October 9, 20126 Comments

The NASDAQ may be a bit overbought right now. Longer termed momentum signals on the weekly chart show a rounding over, and we’re seeing a bit of resistance at the top of the Bollinger bands. Mr. B’s famous bands are not squeezing right now, mind you, so its not likely a dire warning of a major bear movement. Lets call it more of a call for a healthy pullback. I might also note there that I pay more attention to momentum oscillators that use daily data, as I feel these tools serve best for shorter termed timing rather than big-picture calls. In the NAZ’s case, however, you can see that weekly stochastics and RSI can be reasonable indicators for turning points.

What’s got me wondering about the near termed action for the NAZ is the recent pullback on market darling AAPL. In September, AAPL was at around 19% weighting of the NAZ 100 index. Given the recent decline that weighting would be a bit lower now. Nevertheless, AAPL still holds significant influence on the NAZ. Take a look at the chart above. My trendline suggests that the stock went a wee bit parabolic earlier this year, and needs to either pullback or trade sideways for a while to allow the trendline to catch up with it. My guess is that AAPL might see near or below $600 before it resumes its merry way again. I’d rather see that happen sooner than later to ensure a healthy market. Seasonal influences should be kicking in for the tech sector very soon. And I’ve gotta admit – if the NAZ pulls back, and APPL with it – I’ll be entering my usual tech trades with as as much enthusiasm as always. But not until things settle down a little more.
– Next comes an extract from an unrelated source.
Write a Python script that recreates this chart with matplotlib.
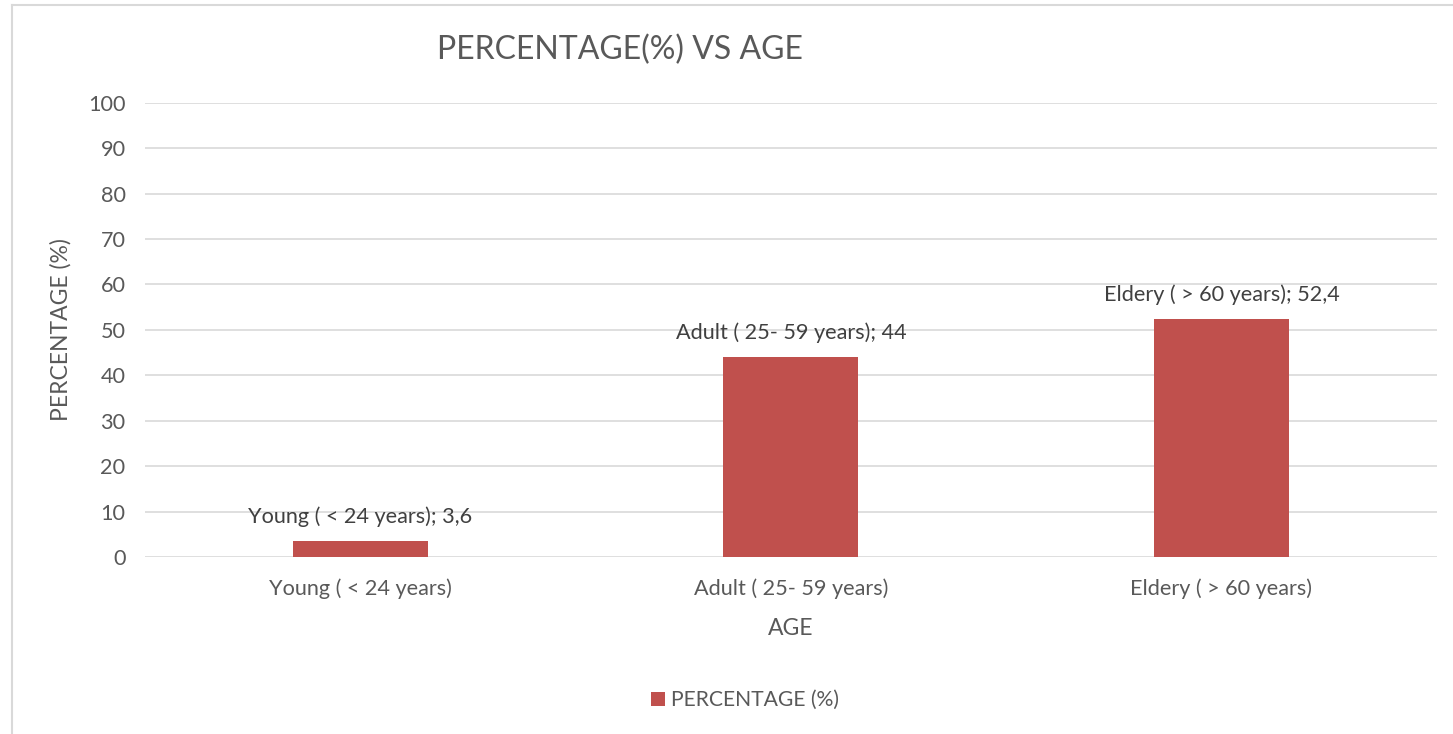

  • SLX- on the NYSE is the steel index. It looks like it is poised to take off. Full STO coming off it’s low. MACD is about ready to cross.
    Question. in this example how do we interpret RSI? At around 50 it is neither oversold or certainly not overbought. But the other 2 indicators suggest a bounce upwards.
    Your thoughts?
    Also when is the seasonal for steel do you know?

    • Daddyo–SLX, as you note, is neither oversold or overbought. Thats because its stuck in a trading range of about $41-46 (yes it briefly broke that in September but failed and crawled right back into its trading range). My thoughts: trade the range or buy on a genuine breakout. The momentum indicators are not going to help at this moment–just watch support/resistnance for your signals.

  • There looks to be a good support level for the S&P at 1420, good chance for a bounce there.

  • Keith, Last I heard Ron Meisels shares your feelings on S&P, he thinks the tsx, however, should reach 15000 because it has lagged + it tends to top later than s&p, your thoughts?

    • I repect Ron, and have had several conversations with him in the past. We often see eye to eye. Its a long subject to compare the 2 markets, but in a nutshell: commodites ( a big piece of the TSX) are fairly neutral to bearish in current technical profile-eg my recent comments on oil-and a long termed cycle (that I will do a chart for some day on this blog) came to a peak a year ago for the broad commodity basket. Also, while there certainly can and has been occassional divergence between the two indices, I note that there is also often influence by the US markets on our own. Thus, outperformance in a bear market (as I see coming in the next year or so) might mean losing less on the TSX, but still losing.
      The TSX hit 14,200 one year ago, so getting there or slightly above may be possible before the kicking begins in the US markets later in 2013 – so Ron might be short-termed correct. I am not going to bet on positive market returns here or in the US after that.